Went and saw the screening of
HOT FUZZ last night and it's definitely a movie whose charms grow on one more and more after it's over. I really want to see it again, though if I'm paying I'd rather see it at a brewpubtheater, because booze really improves it (as I discovered, taking some solid hits of rye from my flask about 40 minutes in). I want to make out with HOT FUZZ. It's delightful.
Probably thanks to the valerian tea that I've been drinking every night in a not-always-successful attempt to get to sleep at a reasonable time, I dreamed that Sasha Baron Cohen was in it, unrecognizable, under mounds of latex and digital effects as a horribly mutated and gory creature, who was nonetheless incredibly funny. He could only have improved the movie if that were really true. Also, oddly enough, I dreamed about
Morena Baccarin, and woke up with her name echoing in my head as a kind of odd mantra. It is a beautiful name and she is a beautiful woman. I don't know where it came from (besides glancing at some news item regarding her and the planned WONDER WOMAN movie, now 100% Joss Whedon-free) but it just got teased out of my subconscious and stuck in there.
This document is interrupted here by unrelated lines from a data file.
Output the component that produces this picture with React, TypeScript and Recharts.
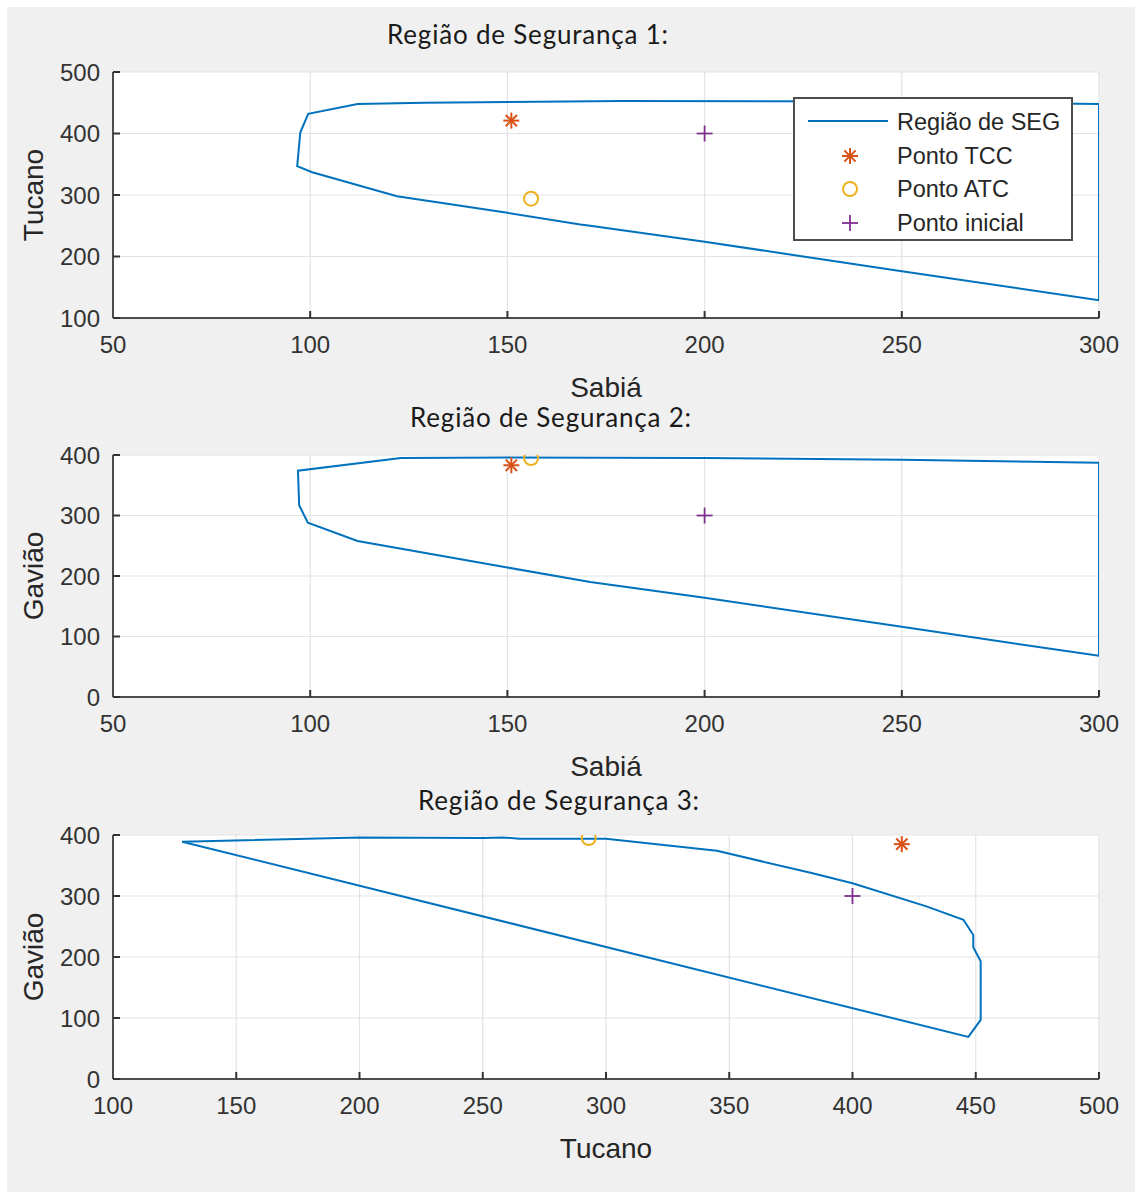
import React from 'react';
import { ScatterChart, Scatter, XAxis, YAxis, CartesianGrid, Legend } from 'recharts';

// eixos
const sabiaTicks = [50, 100, 150, 200, 250, 300];
const tucanoXTicks = [100, 150, 200, 250, 300, 350, 400, 450, 500];
const tucanoYTicks = [100, 200, 300, 400, 500];
const gaviaoTicks = [0, 100, 200, 300, 400];

// Região de Segurança 1 (Sabiá x Tucano)
const regiao1 = [
  { x: 300, y: 448 }, { x: 250, y: 452 }, { x: 179, y: 453 }, { x: 129, y: 450 },
  { x: 112, y: 448 }, { x: 99.5, y: 432 }, { x: 97.5, y: 402 }, { x: 96.7, y: 347 },
  { x: 100.5, y: 337 }, { x: 122, y: 298 }, { x: 150, y: 271 }, { x: 168.5, y: 252 },
  { x: 171, y: 250 }, { x: 200, y: 224 }, { x: 250, y: 176 }, { x: 300, y: 129 },
  { x: 300, y: 448 },
];
const tcc1 = [{ x: 151, y: 421 }];
const atc1 = [{ x: 156, y: 294 }];
const ini1 = [{ x: 200, y: 400 }];

// Região de Segurança 2 (Sabiá x Gavião)
const regiao2 = [
  { x: 300, y: 387 }, { x: 250, y: 392 }, { x: 200, y: 395 }, { x: 150, y: 396 },
  { x: 123, y: 395 }, { x: 96.9, y: 374 }, { x: 97.2, y: 317 }, { x: 99.4, y: 288 },
  { x: 112, y: 258 }, { x: 150, y: 214 }, { x: 171, y: 190 }, { x: 200, y: 164 },
  { x: 250, y: 116 }, { x: 300, y: 68 }, { x: 300, y: 387 },
];
const tcc2 = [{ x: 151, y: 383 }];
const atc2 = [{ x: 156, y: 395 }];
const ini2 = [{ x: 200, y: 300 }];

// Região de Segurança 3 (Tucano x Gavião)
const regiao3 = [
  { x: 128, y: 389 }, { x: 200, y: 396 }, { x: 250, y: 395 }, { x: 258, y: 396 },
  { x: 265, y: 394 }, { x: 300, y: 394 }, { x: 345, y: 374 }, { x: 383, y: 338 },
  { x: 400, y: 321 }, { x: 430, y: 283 }, { x: 445, y: 261 }, { x: 449, y: 236 },
  { x: 449, y: 216 }, { x: 452, y: 193 }, { x: 452, y: 97 }, { x: 447, y: 69 },
  { x: 128, y: 389 },
];
const tcc3 = [{ x: 420, y: 385 }];
const atc3 = [{ x: 293, y: 395 }];
const ini3 = [{ x: 400, y: 300 }];

const BLUE = '#0072BD';
const RED = '#D95319';
const YELLOW = '#EDB120';
const PURPLE = '#7E2F8E';
const AXIS = '#4d4d4d';
const TEXT = '#333333';
const SANS = '"Liberation Sans", Arial, Helvetica, sans-serif';

const Nothing = () => <g />;

const Star = ({ cx, cy }: any) => {
  const r = 8;
  const d = r * 0.707;
  return (
    <g stroke={RED} strokeWidth={2}>
      <line x1={cx - r} y1={cy} x2={cx + r} y2={cy} />
      <line x1={cx} y1={cy - r} x2={cx} y2={cy + r} />
      <line x1={cx - d} y1={cy - d} x2={cx + d} y2={cy + d} />
      <line x1={cx - d} y1={cy + d} x2={cx + d} y2={cy - d} />
    </g>
  );
};

const Ring = ({ cx, cy }: any) => (
  <circle cx={cx} cy={cy} r={7} fill="none" stroke={YELLOW} strokeWidth={2} />
);

const Plus = ({ cx, cy }: any) => (
  <g stroke={PURPLE} strokeWidth={1.8}>
    <line x1={cx - 8} y1={cy} x2={cx + 8} y2={cy} />
    <line x1={cx} y1={cy - 8} x2={cx} y2={cy + 8} />
  </g>
);

const legendItems = [
  { name: 'Região de SEG', kind: 'line' },
  { name: 'Ponto TCC', kind: 'star' },
  { name: 'Ponto ATC', kind: 'ring' },
  { name: 'Ponto inicial', kind: 'plus' },
];

const LegendBox = () => (
  <div
    style={{
      position: 'relative',
      width: 280,
      height: 144,
      boxSizing: 'border-box',
      border: `2px solid ${AXIS}`,
      background: '#fff',
      fontFamily: SANS,
      fontSize: 23.5,
      color: '#262626',
    }}
  >
    {legendItems.map((it, i) => (
      <div key={it.name} style={{ position: 'absolute', left: 0, top: 6 + i * 33.5, height: 34, width: 276 }}>
        <svg width={100} height={34} style={{ position: 'absolute', left: 0, top: 0 }}>
          {it.kind === 'line' && <line x1={13} y1={16} x2={93} y2={16} stroke={BLUE} strokeWidth={2} />}
          {it.kind === 'star' && <Star cx={55} cy={17} />}
          {it.kind === 'ring' && <Ring cx={55} cy={17} />}
          {it.kind === 'plus' && <Plus cx={55} cy={17} />}
        </svg>
        <span style={{ position: 'absolute', left: 102, top: 3, lineHeight: '28px', whiteSpace: 'nowrap' }}>{it.name}</span>
      </div>
    ))}
  </div>
);

const XTitle = ({ viewBox, value }: any) => (
  <text
    x={viewBox.x + viewBox.width / 2}
    y={viewBox.y + 79}
    textAnchor="middle"
    fontFamily={SANS}
    fontSize={28}
    fill="#262626"
  >
    {value}
  </text>
);

const YTitle = ({ viewBox, value }: any) => {
  const cx = 43;
  const cy = viewBox.y + viewBox.height / 2;
  return (
    <text
      x={cx}
      y={cy}
      transform={`rotate(-90, ${cx}, ${cy})`}
      textAnchor="middle"
      fontFamily={SANS}
      fontSize={28}
      fill="#262626"
    >
      {value}
    </text>
  );
};

interface PanelProps {
  top: number;
  height: number;
  marginTop: number;
  marginBottom: number;
  xLabel: string;
  yLabel: string;
  xTicks: number[];
  yTicks: number[];
  region: { x: number; y: number }[];
  tcc: { x: number; y: number }[];
  atc: { x: number; y: number }[];
  ini: { x: number; y: number }[];
  showLegend?: boolean;
}

const Panel = (p: PanelProps) => {
  const xDomain = [p.xTicks[0], p.xTicks[p.xTicks.length - 1]];
  const yDomain = [p.yTicks[0], p.yTicks[p.yTicks.length - 1]];
  const tickStyle = { fill: TEXT, fontSize: 24, fontFamily: SANS };
  return (
    <div style={{ position: 'absolute', left: 0, top: p.top }}>
      <ScatterChart
        width={1135}
        height={p.height}
        margin={{ top: p.marginTop, right: 36, bottom: p.marginBottom, left: 53 }}
      >
        <CartesianGrid stroke="#e3e3e3" strokeWidth={1.2} fill="#ffffff" />
        <XAxis
          type="number"
          dataKey="x"
          domain={xDomain}
          ticks={p.xTicks}
          interval={0}
          height={40}
          allowDataOverflow
          axisLine={{ stroke: AXIS, strokeWidth: 2 }}
          tickLine={{ stroke: '#333', strokeWidth: 2 }}
          tickSize={-7}
          tickMargin={25}
          tick={tickStyle}
          label={<XTitle value={p.xLabel} />}
        />
        <XAxis
          xAxisId="top"
          orientation="top"
          type="number"
          dataKey="x"
          domain={xDomain}
          ticks={p.xTicks}
          interval={0}
          height={0}
          allowDataOverflow
          axisLine={{ stroke: AXIS, strokeWidth: 2 }}
          tickLine={{ stroke: '#333', strokeWidth: 2 }}
          tickSize={-7}
          tick={false}
        />
        <YAxis
          type="number"
          dataKey="y"
          domain={yDomain}
          ticks={p.yTicks}
          interval={0}
          width={60}
          allowDataOverflow
          axisLine={{ stroke: AXIS, strokeWidth: 2 }}
          tickLine={{ stroke: '#333', strokeWidth: 2 }}
          tickSize={-7}
          tickMargin={20}
          tick={tickStyle}
          label={<YTitle value={p.yLabel} />}
        />
        <YAxis
          yAxisId="right"
          orientation="right"
          type="number"
          dataKey="y"
          domain={yDomain}
          ticks={p.yTicks}
          interval={0}
          width={0}
          allowDataOverflow
          axisLine={{ stroke: AXIS, strokeWidth: 2 }}
          tickLine={{ stroke: '#333', strokeWidth: 2 }}
          tickSize={-7}
          tick={false}
        />
        <Scatter
          name="Região de SEG"
          data={p.region}
          line={{ stroke: BLUE, strokeWidth: 2 }}
          lineJointType="linear"
          shape={<Nothing />}
          isAnimationActive={false}
        />
        <Scatter name="Ponto TCC" data={p.tcc} shape={<Star />} isAnimationActive={false} />
        <Scatter name="Ponto ATC" data={p.atc} shape={<Ring />} isAnimationActive={false} />
        <Scatter name="Ponto inicial" data={p.ini} shape={<Plus />} isAnimationActive={false} />
        {p.showLegend && (
          <Legend
            layout="horizontal"
            verticalAlign="middle"
            align="center"
            content={<LegendBox />}
            wrapperStyle={{ left: 793, top: 97, width: 280, height: 144 }}
          />
        )}
      </ScatterChart>
    </div>
  );
};

const titles = [
  { text: 'Região de Segurança 1:', cx: 528, top: 19 },
  { text: 'Região de Segurança 2:', cx: 551, top: 402 },
  { text: 'Região de Segurança 3:', cx: 559, top: 785 },
];

export default function App() {
  return (
    <div style={{ position: 'absolute', left: 0, top: 0, width: 1135, height: 1192, background: '#ffffff' }}>
      <div style={{ position: 'absolute', left: 7, top: 7, right: 0, bottom: 0, background: '#f0f0f0' }} />
      <Panel
        top={0}
        height={410}
        marginTop={72}
        marginBottom={52}
        xLabel="Sabiá"
        yLabel="Tucano"
        xTicks={sabiaTicks}
        yTicks={tucanoYTicks}
        region={regiao1}
        tcc={tcc1}
        atc={atc1}
        ini={ini1}
        showLegend
      />
      <Panel
        top={410}
        height={380}
        marginTop={45}
        marginBottom={53}
        xLabel="Sabiá"
        yLabel="Gavião"
        xTicks={sabiaTicks}
        yTicks={gaviaoTicks}
        region={regiao2}
        tcc={tcc2}
        atc={atc2}
        ini={ini2}
      />
      <Panel
        top={790}
        height={402}
        marginTop={45}
        marginBottom={73}
        xLabel="Tucano"
        yLabel="Gavião"
        xTicks={tucanoXTicks}
        yTicks={gaviaoTicks}
        region={regiao3}
        tcc={tcc3}
        atc={atc3}
        ini={ini3}
      />
      {titles.map((t) => (
        <div
          key={t.text}
          style={{
            position: 'absolute',
            left: t.cx - 200,
            top: t.top,
            width: 400,
            textAlign: 'center',
            fontFamily: 'Lato, "Open Sans", sans-serif',
            fontSize: 26,
            letterSpacing: 0.8,
            lineHeight: '30px',
            color: '#1a1a1a',
            whiteSpace: 'nowrap',
          }}
        >
          {t.text}
        </div>
      ))}
    </div>
  );
}
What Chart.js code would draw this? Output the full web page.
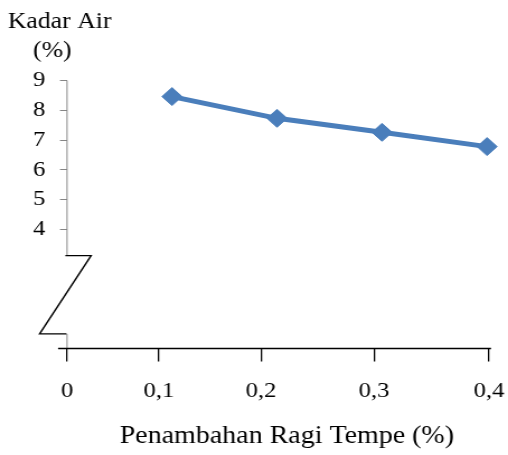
<!DOCTYPE html>
<html>
<head>
<meta charset="utf-8">
<script src="https://cdn.jsdelivr.net/npm/chart.js@4"></script>
<style>
  html, body { margin: 0; padding: 0; background: #fff; overflow: hidden; }
  #wadah { width: 508px; height: 455px; }
  /* teks Times di grafik asli agak melebar, jadi kanvas ditarik sedikit ke samping */
  #grafik { transform: scaleX(1.119); transform-origin: 0 0; }
</style>
</head>
<body>
<div id="wadah"><canvas id="grafik" width="454" height="455"></canvas></div>
<script>
// --- DATA ---
const ragiTempe = [0.1, 0.2, 0.3, 0.4];
const kadarAir = [8.46, 7.73, 7.26, 6.78];
const labelSumbuX = ['0', '0,1', '0,2', '0,3', '0,4'];
const tickSumbuY = [4, 5, 6, 7, 8, 9];

const BIRU = '#4a7ebb';
const ABU = '#868686';
const HURUF = '"Liberation Serif", "Times New Roman", serif';

// posisi garis tick sumbu X (dalam satuan sumbu)
const posisiTickX = [0, 0.0876, 0.1848, 0.2924, 0.4019];

// sumbu Y dengan potongan zig-zag, sumbu X, dan judul sumbu
const sumbuPatah = {
    id: 'sumbuPatah',
    beforeDatasetsDraw(chart, args, opts) {
        const { ctx, chartArea } = chart;
        const ys = chart.scales.y;
        const x0 = chartArea.left;
        const yAtas = ys.getPixelForValue(ys.max);
        const yPatahAtas = ys.getPixelForValue(opts.patahAtas);
        const yPatahBawah = ys.getPixelForValue(opts.patahBawah);
        const yBawah = chartArea.bottom;

        ctx.save();
        // garis sumbu Y (abu-abu)
        ctx.strokeStyle = ABU;
        ctx.lineWidth = 1;
        ctx.beginPath();
        ctx.moveTo(x0, yAtas);
        ctx.lineTo(x0, yPatahAtas);
        ctx.moveTo(x0, yPatahBawah);
        ctx.lineTo(x0, yBawah);
        ctx.stroke();

        // tanda potong
        ctx.strokeStyle = '#000';
        ctx.lineWidth = 1.4;
        ctx.beginPath();
        ctx.moveTo(x0 - 1.5, yPatahAtas);
        ctx.lineTo(x0 + 21.5, yPatahAtas);
        ctx.lineTo(x0 - 24.5, yPatahBawah);
        ctx.lineTo(x0 - 0.5, yPatahBawah);
        ctx.stroke();

        // garis sumbu X
        ctx.lineWidth = 1.6;
        ctx.beginPath();
        ctx.moveTo(x0 - 8, yBawah);
        ctx.lineTo(chartArea.right, yBawah);
        ctx.stroke();
        ctx.restore();
    },
    afterDraw(chart) {
        const { ctx, chartArea } = chart;
        ctx.save();
        ctx.fillStyle = '#000';
        ctx.textBaseline = 'alphabetic';
        ctx.textAlign = 'left';
        ctx.font = '23px ' + HURUF;
        ctx.fillText('Kadar Air', 7, 28);
        ctx.fillText('(%)', 29.5, 57);
        ctx.textAlign = 'center';
        ctx.font = '25px ' + HURUF;
        ctx.fillText('Penambahan Ragi Tempe (%)', (chartArea.left + chartArea.right) / 2 + 7, 443);
        ctx.restore();
    }
};

new Chart(document.getElementById('grafik'), {
    type: 'line',
    data: {
        datasets: [{
            label: 'Kadar Air',
            data: ragiTempe.map((x, i) => ({ x: x, y: kadarAir[i] })),
            borderColor: BIRU,
            backgroundColor: BIRU,
            borderWidth: 5,
            pointStyle: 'rectRot',
            pointRadius: 9,
            pointBorderWidth: 1,
            pointBackgroundColor: BIRU,
            pointBorderColor: BIRU,
            tension: 0,
            clip: false
        }]
    },
    options: {
        responsive: false,
        animation: false,
        events: [],
        layout: { padding: { top: 80.5, left: 0, right: 15.2, bottom: 0 } },
        plugins: {
            legend: { display: false },
            tooltip: { enabled: false },
            sumbuPatah: { patahAtas: 3.12, patahBawah: 0.49 }
        },
        scales: {
            x: {
                type: 'linear',
                min: 0,
                max: 0.4038,
                border: { display: false },
                grid: { drawOnChartArea: false, drawTicks: true, tickLength: 13, color: '#000', lineWidth: 1.3 },
                afterBuildTicks: (s) => { s.ticks = posisiTickX.map(v => ({ value: v })); },
                afterFit: (s) => {
                    s.height = 106.5;
                    s.paddingLeft = 0;
                    s.paddingRight = 0;
                },
                ticks: {
                    autoSkip: false,
                    maxRotation: 0,
                    padding: 17,
                    color: '#000',
                    font: { family: HURUF, size: 22 },
                    callback: (v, i) => labelSumbuX[i]
                }
            },
            y: {
                min: 0,
                max: 9,
                border: { display: false },
                grid: { drawOnChartArea: false, drawTicks: true, tickLength: 6.3, color: ABU, lineWidth: 1 },
                afterBuildTicks: (s) => { s.ticks = tickSumbuY.map(v => ({ value: v })); },
                afterFit: (s) => { s.width = 59.9; },
                ticks: {
                    padding: 13,
                    color: '#000',
                    font: { family: HURUF, size: 22 },
                    callback: (v) => String(v)
                }
            }
        }
    },
    plugins: [sumbuPatah]
});
</script>
</body>
</html>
The Heroes hiatus sucks so, so hard it's not even funny. The combination of that, and my inability to access Television Without Pity forums for the last few weeks, has really harshed my mellow. I can't even read any press about the show - I have the Wizard magazine cover issue and the SCIFI Magazine cover issue in my work desk drawer, taunting me, but I dare not open them because I have a feeling they are chock full of nasty, rotten spoilers, and I am trying to keep myself pure. I've done very well so far; I am strong. I have other things to think about. They're not as good, of course, but they are other things.